Labor’s newcomer candidates are Shane Broad, a Central Coast councillor and former staffer to Sid Sidebottom, who was the best performing of Labor’s non-incumbent candidates in 2010, polling 5.1%; Justine Keay, a Devonport City Council alderman and former electorate officer to Bryan Green; and Darryl Bessell, who “works on a dairy farm at Smithton, after being made redundant from McCain Foods”.
Seeking re-election for the Liberals are Jeremy Rockliff and Adam Brooks, who have respectively held seats since 2002 and 2010. Jeremy Rockliff was a former state Young Liberals president and factional moderate whose family’s connections with the Sassafras farming region reportedly go back 150 years. He was one of two new Liberals elected when incumbents Tony Rundle and Carole Cains retired at the 2002 election, emerging the star performer of the Liberal ticket with 13.1% of the vote, and his share of the vote progressed to 14.8% in 2006 and 17.1% in 2010. Since 2006 he has served as the party’s deputy leader, having secured the position in a post-election party room vote. He presently holds the shadow portfolios of health, primary industries and industrial relations.

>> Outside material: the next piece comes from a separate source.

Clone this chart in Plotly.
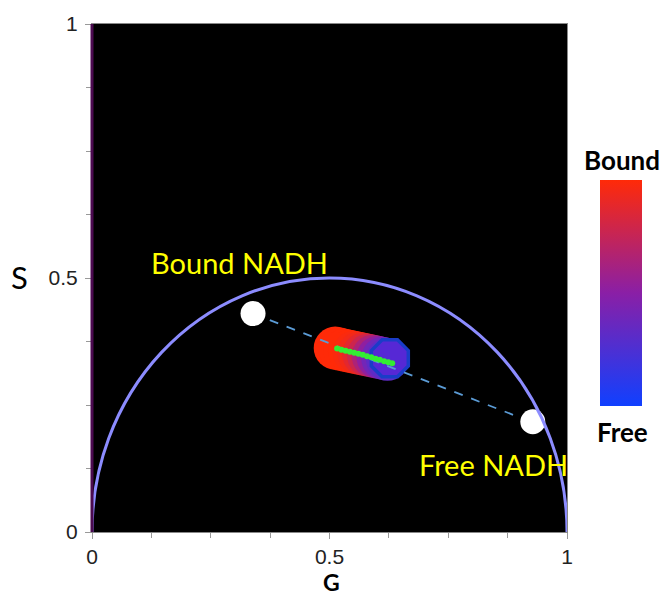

Adam Brooks was well known around Devenport before his election in 2010 due to business interests which a local newspaper report identified as including “Total Performance Sports and recently opened Essentially Mobile in Devonport plus Xcel Fitness in Shearwater as well as Port Sorell take away”. He by all accounts put a considerable amount of his own money into a high-visibility campaign which enabled him to pull off the difficult feat of unseating Liberal incumbent in Brett Whiteley, recording 10.8% of the vote to Whiteley’s 8.6%.
The new Liberal candidates are Kyron Howell, who has worked as a musical performer and tour manager in Japan, and currently works as a Japanese interpreter and trade consultant; Roger Jaensch, executive chairman of the Cradle Coast Authority and a former member of the Tasmanian Climate Action Council; and Joan Rylah, founder of pro-development group Unlock Tasmania.
Greens member Paul O’Halloran was assistant principal at the Tasmanian Academy’s Don campus before entering parliament at the 2010 election, at which he succeeded on his third attempt as the party’s lead candidate. Rounding out the Greens ticket are Chris Cornell, Melissa Houghton, Philip Nicholas and Sally O’Wheel.
Others: Kevin Morgan of the Palmer United Party candidate is being styled by his party as its “candidate for Premier of Tasmania#148;. He worked as an adviser in the Department of Premier and Cabinet from July 2010 to April 2013, during the tenures of David Bartlett and Lara Giddings, and polled 9.3% as PUP’s candidate for Braddon at the September 2013 federal election, and 14.5% as an independent candidate for the upper house seat of Montgomery the previous May. Also in the field are three Nationals candidates, one for the Australian Christians and two independents.